PURPOSE. To determine whether internal limiting membrane (ILM) peeling is effective and cost effective compared with no peeling in patients with idiopathic stage 2 or 3 full-thickness maculay hole (FTMH). METHODS. This was a pragmatic multicenter randomized controlled trial. Eligible participants from nine centers were randomized to ILM peeling or no peeling (1:1 ratio) in addition to phacovitrectomy, including detachment and removal of the posterior hyaloid and gas tamponade. The primary outcome was distance visual acuity (VA) at 6 months after surgery. Secondary outcomes included hole closure, distance VA at other time points, near VA, contrast sensitivity, reading speed, reoperations, complications, resource use, and participant-reported health status, visual function, and costs. RESULTS. Of 141 participants randomized in nine centers, 127 (90%) completed the 6-month follow-up. Nonstatistically significant differences in distance visual acuity at 6 months were found between groups (mean difference, 4.8; 95% confidence interval [CI], -0.3 to 9.8; P = 0.063). There was a significantly higher rate of hole closure in the ILM-peel group (56 [84%] vs. 31 [48%]) at 1 month (odds ratio [OR], 6.23; 95% CI, 2.64-14.73; P <0.001) with fewer reoperations (8 [12%] vs. 31 [48%]) performed by 6 months (OR, 0.14; 95% CI, 0.05- 0.34; P <0.001). Peeling the ILM is likely to be cost effective. CONCLUSIONS. There was no evidence of a difference in distance VA after the ILM peeling and no-ILM peeling techniques. An important benefit in favor of no ILM peeling was ruled out. Given the higher anatomic closure and lower reoperation rates in the ILM-peel group, ILM peeling seems to be the treatment of choice for idiopathic stage 2 to 3 FTMH. © 2011 The Association for Research in Vision and Ophthalmology, Inc.

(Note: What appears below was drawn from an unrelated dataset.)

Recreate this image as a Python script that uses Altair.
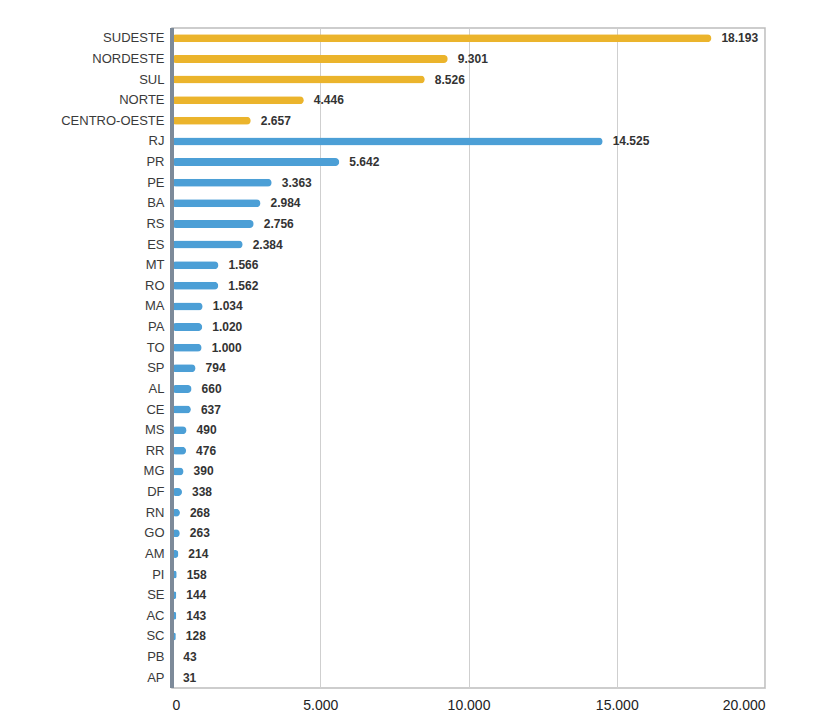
import altair as alt
import pandas as pd

categories = ["SUDESTE", "NORDESTE", "SUL", "NORTE", "CENTRO-OESTE",
              "RJ", "PR", "PE", "BA", "RS", "ES", "MT", "RO", "MA", "PA", "TO",
              "SP", "AL", "CE", "MS", "RR", "MG", "DF", "RN", "GO", "AM", "PI",
              "SE", "AC", "SC", "PB", "AP"]
values = [18193, 9301, 8526, 4446, 2657,
          14525, 5642, 3363, 2984, 2756, 2384, 1566, 1562, 1034, 1020, 1000,
          794, 660, 637, 490, 476, 390, 338, 268, 263, 214, 158,
          144, 143, 128, 43, 31]
groups = ["Região"] * 5 + ["UF"] * 27

df = pd.DataFrame({"cat": categories, "val": values, "grp": groups})
df["label"] = [f"{v:,}".replace(",", ".") for v in values]

y = alt.Y("cat:N", sort=categories, title=None,
          axis=alt.Axis(labelFont="Liberation Sans", labelFontSize=13,
                        labelColor="#3a3a3a", labelPadding=8, ticks=False,
                        domain=False, grid=False))
x = alt.X("val:Q", title=None, scale=alt.Scale(domain=[0, 20000], nice=False),
          axis=alt.Axis(values=[0, 5000, 10000, 15000, 20000],
                        labelExpr="replace(format(datum.value, ','), ',', '.')",
                        labelFont="Liberation Sans", labelFontSize=14,
                        labelColor="#222", labelPadding=10, ticks=False,
                        domain=False, grid=True, gridColor="#cfcfcf",
                        gridWidth=1))

base = alt.Chart(df)

bars = base.mark_bar(size=8, cornerRadius=4).encode(
    x=x, y=y,
    color=alt.Color("grp:N", scale=alt.Scale(domain=["Região", "UF"],
                                             range=["#EBB42C", "#4C9FD6"]),
                    legend=None),
)

text = base.mark_text(align="left", baseline="middle", dx=10,
                      font="Liberation Sans", fontSize=12, fontWeight="bold",
                      color="#333").encode(x="val:Q", y=alt.Y("cat:N", sort=categories), text="label:N")

pole = base.mark_rule(color="#7d8a99", strokeWidth=3).encode(
    x=alt.datum(0), y=alt.value(0), y2=alt.value(660))

chart = alt.layer(bars, pole, text).properties(
    width=593, height=660,
    autosize=alt.AutoSizeParams(type="none"),
    padding={"left": 164, "top": 20, "right": 50, "bottom": 30},
    background="white",
).configure_view(stroke="#bdbdbd", strokeWidth=1.5)

chart.save("out.html", embed_options={"renderer": "svg", "actions": False})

Cost-effectiveness of internal limiting membrane peeling versus no peeling for patients with an idiopathic full-thickness macular hole:Results from a randomised controlled trial

Aim: To determine whether internal limiting membrane (ILM) peeling is cost-effective compared with no peeling for patients with an idiopathic stage 2 or 3 full-thickness macular hole. Methods: A cost-effectiveness analysis was performed alongside a randomised controlled trial. 141 participants were randomly allocated to receive macular-hole surgery, with either ILM peeling or no peeling. Health-service resource use, costs and quality of life were calculated for each participant. The incremental cost per quality-adjusted life year (QALY) gained was calculated at 6 months. Results: At 6 months, the total costs were on average higher (£424, 95% CI -182 to 1045) in the No Peel arm, primarily owing to the higher reoperation rate in the No Peel arm. The mean additional QALYs from ILM peel at 6 months were 0.002 (95% CI 0.01 to 0.013), adjusting for baseline EQ-5D and other minimisation factors. A mean incremental cost per QALY was not computed, as Peeling was on average less costly and slightly more effective. A stochastic analysis suggested that there was more than a 90% probability that Peeling would be cost-effective at a willingness-to-pay threshold of £20 000 per QALY. Conclusion: Although there is no evidence of a statistically significant difference in either costs or QALYs between macular hole surgery with or without ILM peeling, the balance of probabilities is that ILM Peeling is likely to be a cost-effective option for the treatment of macular holes. Further long-term follow-up data are needed to confirm these findings.